How Identity Verification Services Protect Your Business from Fraud
As online transactions and remote interactions become standard, businesses face increasing exposure to identity-based fraud. Identity verification services have evolved from optional security layers into core infrastructure for risk management. This analysis examines current trends, the underlying problem, user concerns, anticipated impact, and developments to monitor.
Recent Trends
Fraud attempts targeting digital onboarding and account recovery have risen sharply across sectors. Synthetic identity fraud—where criminals combine real and fabricated data—has grown particularly difficult to detect with traditional methods. Regulatory pressure, such as Know Your Customer (KYC) and Anti-Money Laundering (AML) requirements, is also expanding, pushing more businesses to adopt automated identity verification. At the same time, document-forging technology and deepfake tools have become more accessible, raising the stakes for verification systems.

- Remote account openings now account for a significant share of fraud attempts.
- Governments and financial regulators are tightening identity-proofing standards.
- Verification vendors are incorporating liveness detection and biometric matching to counter spoofing.
Background
Identity verification services work by comparing a person’s claimed identity against multiple sources: government-issued documents, biometric data, credit bureau records, and behavioral signals. The process typically involves capturing a photo of an ID document, taking a selfie or video, and running checks against trusted databases. Advanced systems also analyze device fingerprints, IP addresses, and transaction patterns. The goal is to confirm that the person is real, is who they claim to be, and is not on any sanctions or watchlists. Historically, these checks were manual and slow; automated services now return results in seconds, enabling frictionless user experiences while reducing fraud losses.

User Concerns
Businesses evaluating identity verification services often raise several practical concerns:
- Accuracy and false positives: Overly strict systems can block legitimate customers, harming conversion rates and brand trust.
- Privacy and data security: Collecting biometric and document images introduces compliance risks under regulations like GDPR and CCPA.
- Cost versus value: Pricing models vary widely—per-check fees, monthly subscriptions, or volume tiers—and small businesses may struggle to justify the investment without clear ROI.
- User experience friction: Long or confusing verification flows can cause drop-offs, especially on mobile devices.

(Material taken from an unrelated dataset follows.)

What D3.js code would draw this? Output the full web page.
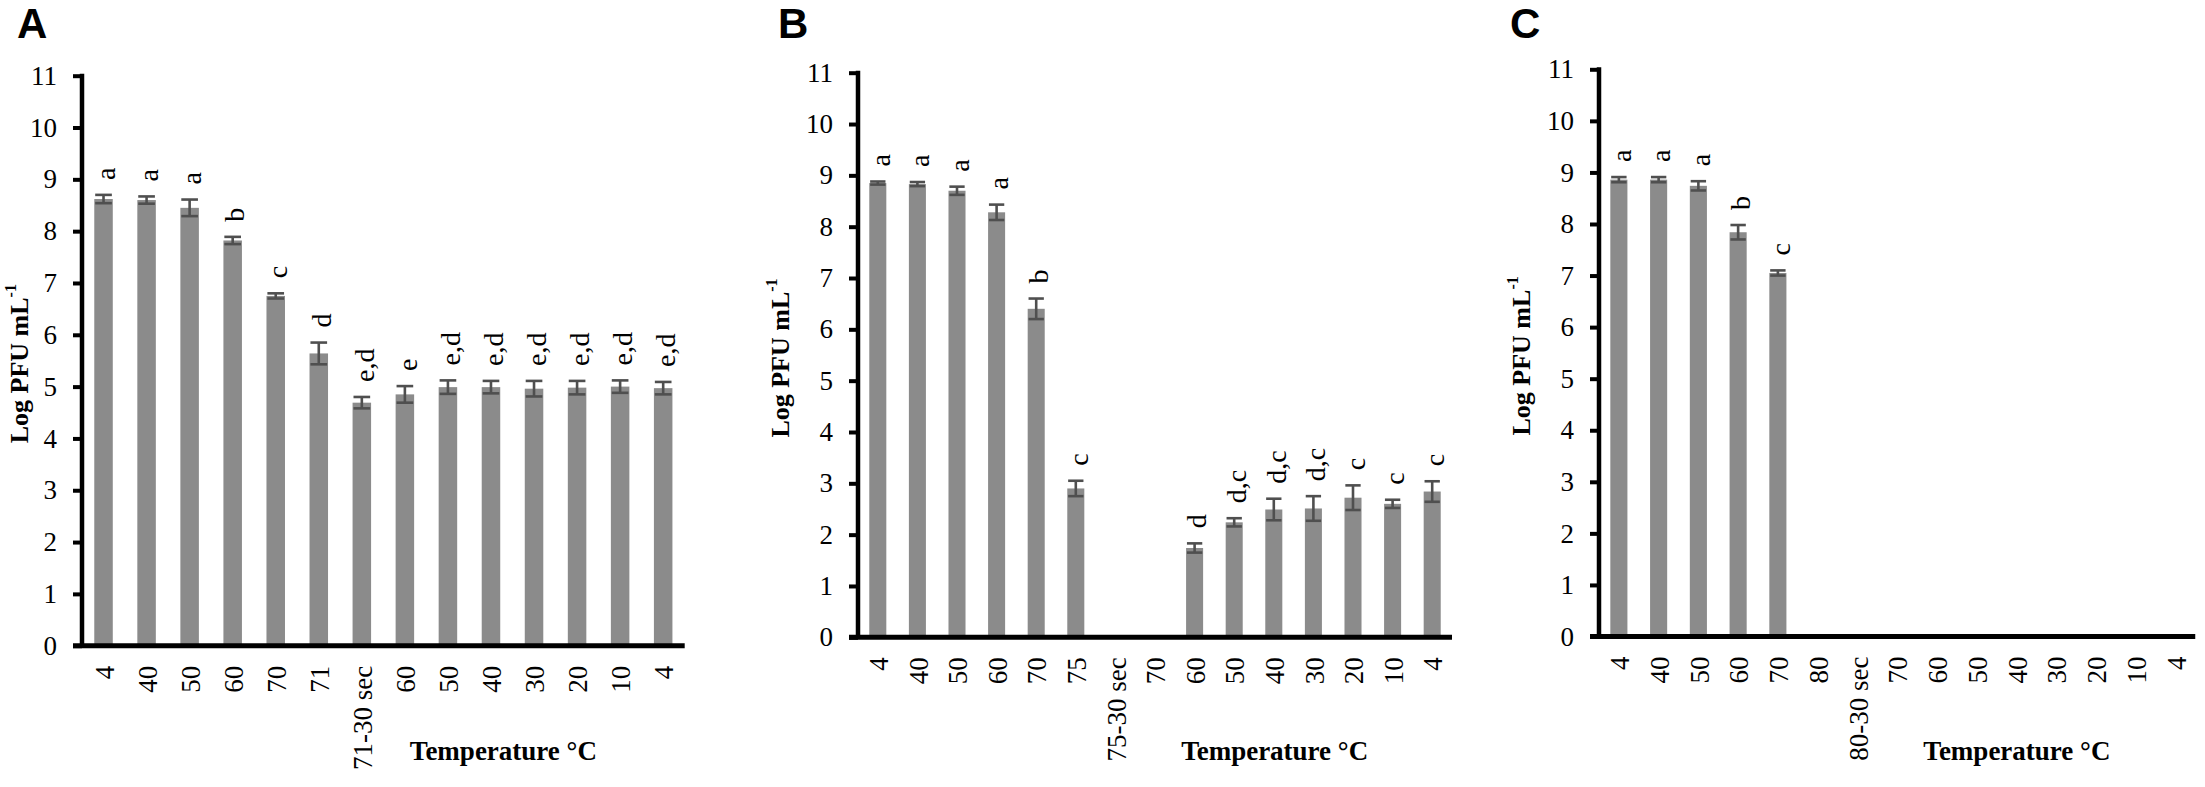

- Fraud adaptation: Criminals quickly learn to bypass certain detection methods, requiring continuous system updates.
Likely Impact
Adoption of robust identity verification is expected to reduce fraud losses for most businesses by a meaningful percentage, though exact figures depend on industry and implementation quality. For e-commerce, financial services, and gig-economy platforms, the effect could be especially pronounced. However, a one-size-fits-all approach rarely succeeds. Firms that layer verification (document check + biometric liveness + behavioral analytics) typically see the strongest prevention rates. Over-reliance on a single method leaves gaps that fraudsters can exploit. Businesses that neglect verification may face higher chargeback rates, regulatory fines, and reputational damage. Meanwhile, companies that deploy verification thoughtfully can achieve lower fraud without alienating users.
What to Watch Next
Several developments will shape how identity verification services evolve:
- AI-driven detection shifts: Advances in generative AI both improve verification (better document authentication) and create new threats (deepfake video attacks). Expect ongoing arms races between verifiers and fraudsters.
- Regulatory harmonization: More jurisdictions may adopt uniform digital identity standards, simplifying cross-border verification but imposing new compliance burdens.
- Decentralized identity models: Self-sovereign identity concepts could reduce reliance on centralized databases, altering data privacy dynamics.
- Integration with broader risk platforms: Verification will increasingly be part of orchestration engines that also assess device, network, and behavioral risk.
- Consumer acceptance: As biometric verification becomes common, user tolerance for friction may decrease further, pressuring services to balance speed and security.